Your task
Search the records for "React". Copy every line where it appears.

Dataset
<<<<
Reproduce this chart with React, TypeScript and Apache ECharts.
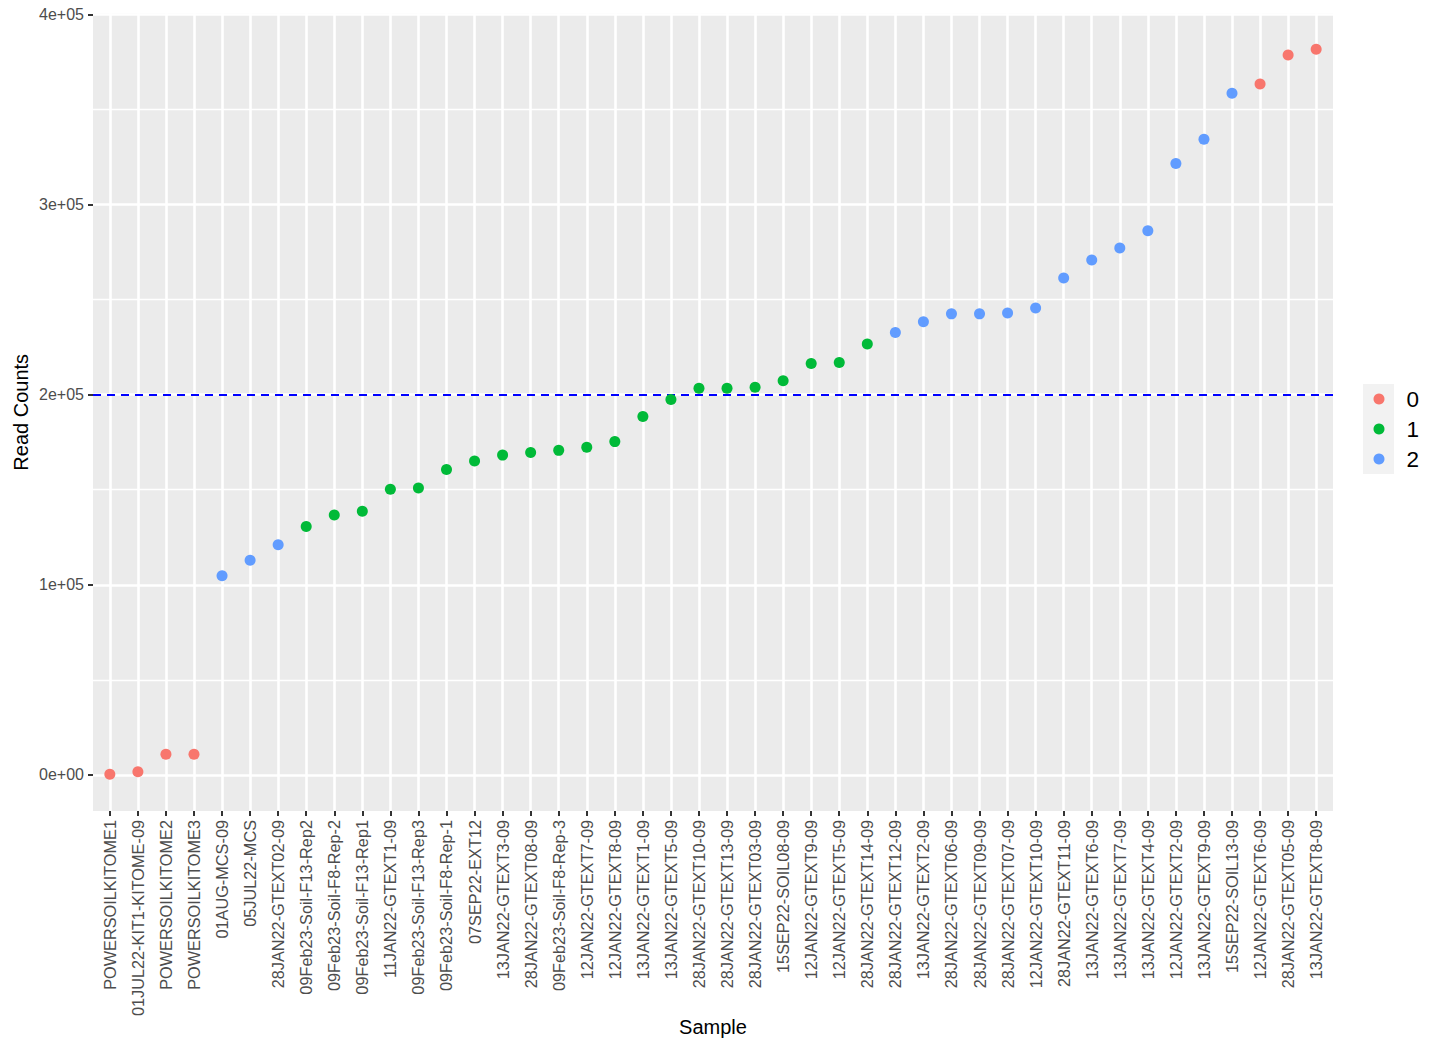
import React, { useEffect, useRef } from "react";
import * as echarts from "echarts";

const categories = [
  "POWERSOILKITOME1",
  "01JUL22-KIT1-KITOME-09",
  "POWERSOILKITOME2",
  "POWERSOILKITOME3",
  "01AUG-MCS-09",
  "05JUL22-MCS",
  "28JAN22-GTEXT02-09",
  "09Feb23-Soil-F13-Rep2",
  "09Feb23-Soil-F8-Rep-2",
  "09Feb23-Soil-F13-Rep1",
  "11JAN22-GTEXT1-09",
  "09Feb23-Soil-F13-Rep3",
  "09Feb23-Soil-F8-Rep-1",
  "07SEP22-EXT12",
  "13JAN22-GTEXT3-09",
  "28JAN22-GTEXT08-09",
  "09Feb23-Soil-F8-Rep-3",
  "12JAN22-GTEXT7-09",
  "12JAN22-GTEXT8-09",
  "13JAN22-GTEXT1-09",
  "13JAN22-GTEXT5-09",
  "28JAN22-GTEXT10-09",
  "28JAN22-GTEXT13-09",
  "28JAN22-GTEXT03-09",
  "15SEP22-SOIL08-09",
  "12JAN22-GTEXT9-09",
  "12JAN22-GTEXT5-09",
  "28JAN22-GTEXT14-09",
  "28JAN22-GTEXT12-09",
  "13JAN22-GTEXT2-09",
  "28JAN22-GTEXT06-09",
  "28JAN22-GTEXT09-09",
  "28JAN22-GTEXT07-09",
  "12JAN22-GTEXT10-09",
  "28JAN22-GTEXT11-09",
  "13JAN22-GTEXT6-09",
  "13JAN22-GTEXT7-09",
  "13JAN22-GTEXT4-09",
  "12JAN22-GTEXT2-09",
  "13JAN22-GTEXT9-09",
  "15SEP22-SOIL13-09",
  "12JAN22-GTEXT6-09",
  "28JAN22-GTEXT05-09",
  "13JAN22-GTEXT8-09",
];

const readCounts = [
  300, 1600, 10900, 10900, 104700, 112900, 121000, 130600, 136700, 138700,
  150200, 150900, 160600, 165100, 168200, 169600, 170700, 172300, 175300, 188550,
  197500, 203400, 203400, 203900, 207300, 216400, 216900, 226700, 232700, 238300,
  242500, 242500, 243000, 245600, 261400, 270800, 277100, 286200, 321600, 334400,
  358600, 363400, 378700, 381700,
];

const groups = [
  0, 0, 0, 0, 2, 2, 2, 1, 1, 1,
  1, 1, 1, 1, 1, 1, 1, 1, 1, 1,
  1, 1, 1, 1, 1, 1, 1, 1, 2, 2,
  2, 2, 2, 2, 2, 2, 2, 2, 2, 2,
  2, 0, 0, 0,
];

const groupNames = ["0", "1", "2"];
const groupColors = ["#F8766D", "#00BA38", "#619CFF"];
const yTickValues = [0, 100000, 200000, 300000, 400000];
const threshold = 200000;

function sciLabel(v: number): string {
  if (!yTickValues.includes(v)) return "";
  if (v === 0) return "0e+00";
  const exp = Math.floor(Math.log10(Math.abs(v)));
  const mant = v / Math.pow(10, exp);
  return `${+mant.toFixed(2)}e+${String(exp).padStart(2, "0")}`;
}

export default function App() {
  const ref = useRef<HTMLDivElement>(null);

  useEffect(() => {
    if (!ref.current) return;
    const chart = echarts.init(ref.current, undefined, { renderer: "svg" });
    const xIdx = categories.map((_, i) => i);

    const series: any[] = groupNames.map((name, g) => ({
      type: "scatter",
      name,
      symbol: "circle",
      symbolSize: 11,
      clip: false,
      itemStyle: { color: groupColors[g], opacity: 1 },
      emphasis: { disabled: true },
      data: readCounts
        .map((v, i) => (groups[i] === g ? [i, v] : null))
        .filter((d) => d !== null),
      z: 3,
    }));
    series[0].markLine = {
      silent: true,
      symbol: ["none", "none"],
      label: { show: false },
      lineStyle: { color: "#0000FF", width: 2, type: [8, 6] },
      data: [{ yAxis: threshold }],
      z: 2,
    };

    chart.setOption({
      animation: false,
      backgroundColor: "#FFFFFF",
      textStyle: { fontFamily: "'Liberation Sans', Arial, sans-serif" },
      grid: {
        left: 93,
        right: 111,
        top: 13.5,
        bottom: 241,
        show: true,
        backgroundColor: "#EBEBEB",
        borderWidth: 0,
        containLabel: false,
        outerBoundsMode: "none",
      },
      legend: {
        orient: "vertical",
        left: 1373.5,
        top: 384,
        padding: 0,
        itemGap: 0,
        itemWidth: 11,
        itemHeight: 11,
        icon: "circle",
        data: groupNames,
        textStyle: {
          fontSize: 22.5,
          color: "#000000",
          lineHeight: 30,
          padding: [0, 0, 0, 17],
        },
      },
      graphic: [
        {
          type: "rect",
          z: -1,
          silent: true,
          shape: { x: 1363, y: 384, width: 31, height: 90 },
          style: { fill: "#F2F2F2" },
        },
      ],
      xAxis: {
        type: "value",
        min: -0.6,
        max: categories.length - 1 + 0.6,
        minInterval: 1,
        maxInterval: 1,
        name: "Sample",
        nameLocation: "middle",
        nameGap: 206,
        nameMoveOverlap: false,
        nameTextStyle: { fontSize: 20, color: "#000000" },
        axisLine: { show: false, onZero: false },
        axisTick: {
          show: true,
          length: 5,
          lineStyle: { color: "#333333", width: 2 },
          customValues: xIdx,
        },
        axisLabel: {
          customValues: xIdx,
          rotate: 90,
          fontSize: 16.3,
          color: "#4D4D4D",
          margin: 9,
          formatter: (v: number) => {
            const r = Math.round(v);
            return Math.abs(r - v) < 1e-6 && categories[r] ? categories[r] : "";
          },
        },
        splitLine: { show: true, lineStyle: { color: "#FFFFFF", width: 2.6 } },
        minorSplitLine: { show: false },
      },
      yAxis: {
        type: "value",
        min: -19000,
        max: 400500,
        minInterval: 100000,
        maxInterval: 100000,
        name: "Read Counts",
        nameLocation: "middle",
        nameGap: 62,
        nameMoveOverlap: false,
        nameTextStyle: { fontSize: 20, color: "#000000" },
        axisLine: { show: false, onZero: false },
        axisTick: {
          show: true,
          length: 5,
          lineStyle: { color: "#333333", width: 2 },
          customValues: yTickValues,
        },
        axisLabel: {
          customValues: yTickValues,
          fontSize: 16,
          color: "#4D4D4D",
          margin: 9,
          formatter: sciLabel,
        },
        splitLine: { show: true, lineStyle: { color: "#FFFFFF", width: 2.6 } },
        minorTick: { show: false, splitNumber: 2 },
        minorSplitLine: { show: true, lineStyle: { color: "#FFFFFF", width: 1.3 } },
      },
      series,
    });

    return () => chart.dispose();
  }, []);

  return (
    <div
      ref={ref}
      style={{ position: "fixed", left: 0, top: 0, width: 1444, height: 1052, background: "#fff" }}
    />
  );
}
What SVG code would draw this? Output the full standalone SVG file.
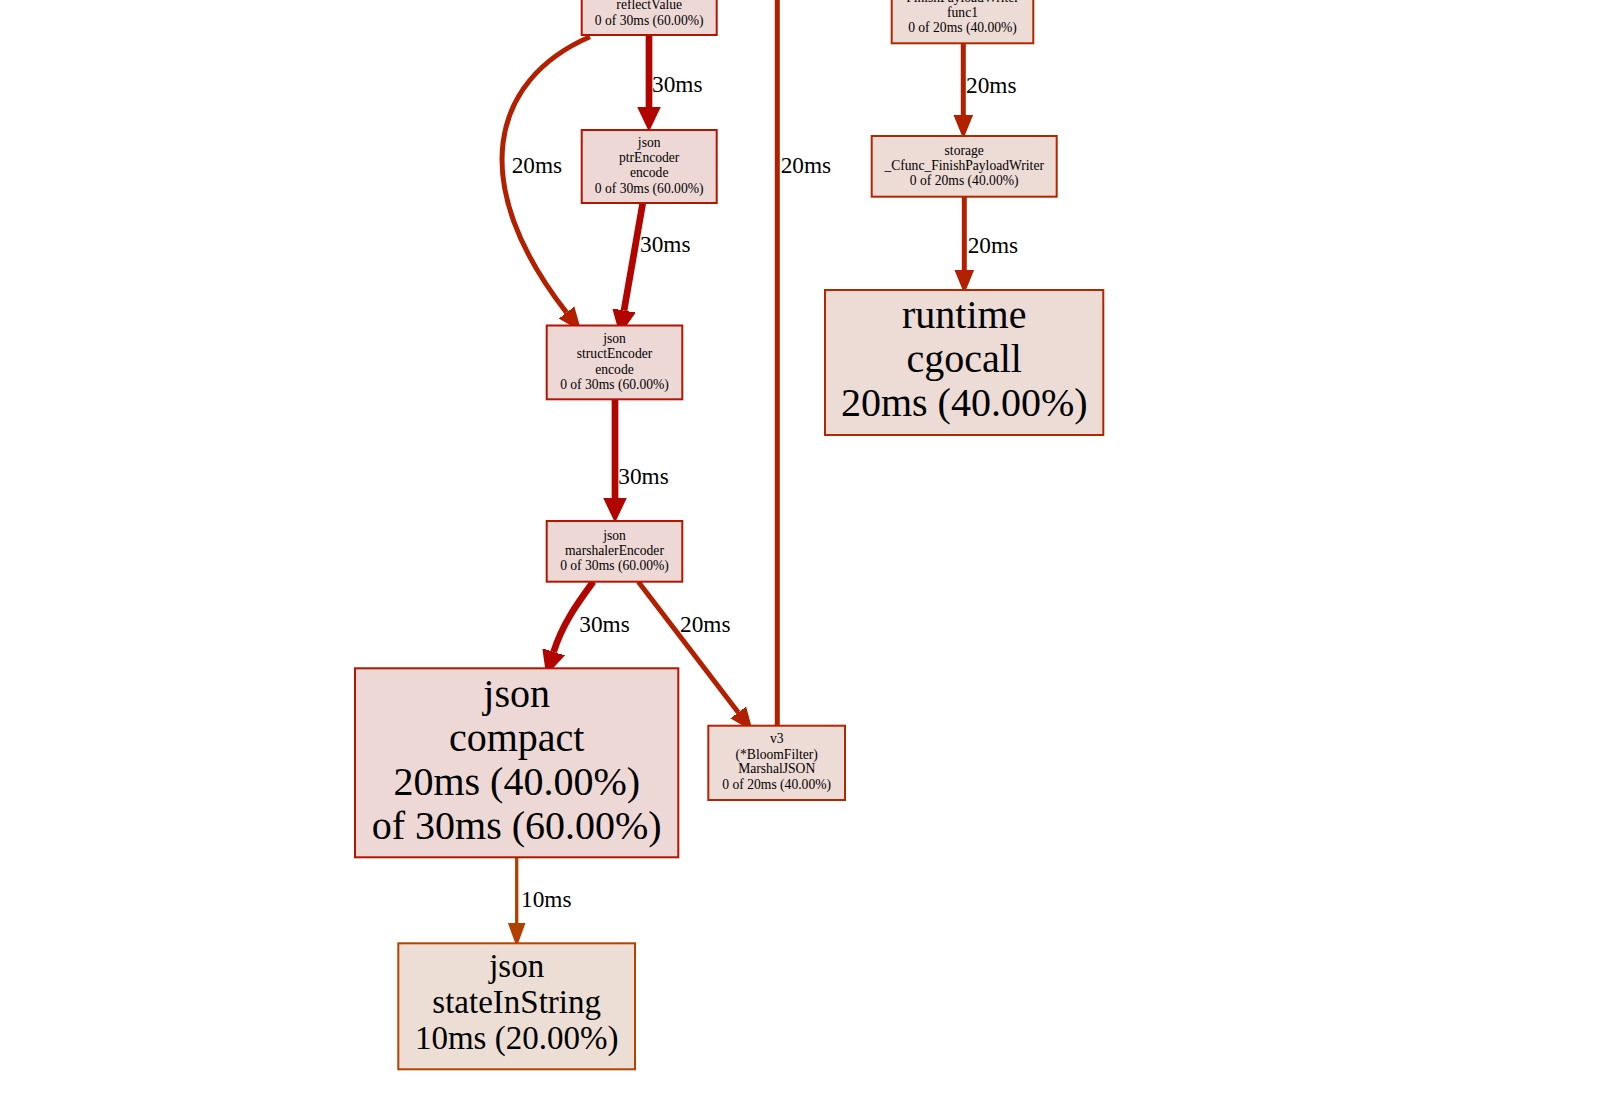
>>>>
Written response
Reproduce this chart with React, TypeScript and Apache ECharts.
import React, { useEffect, useRef } from "react";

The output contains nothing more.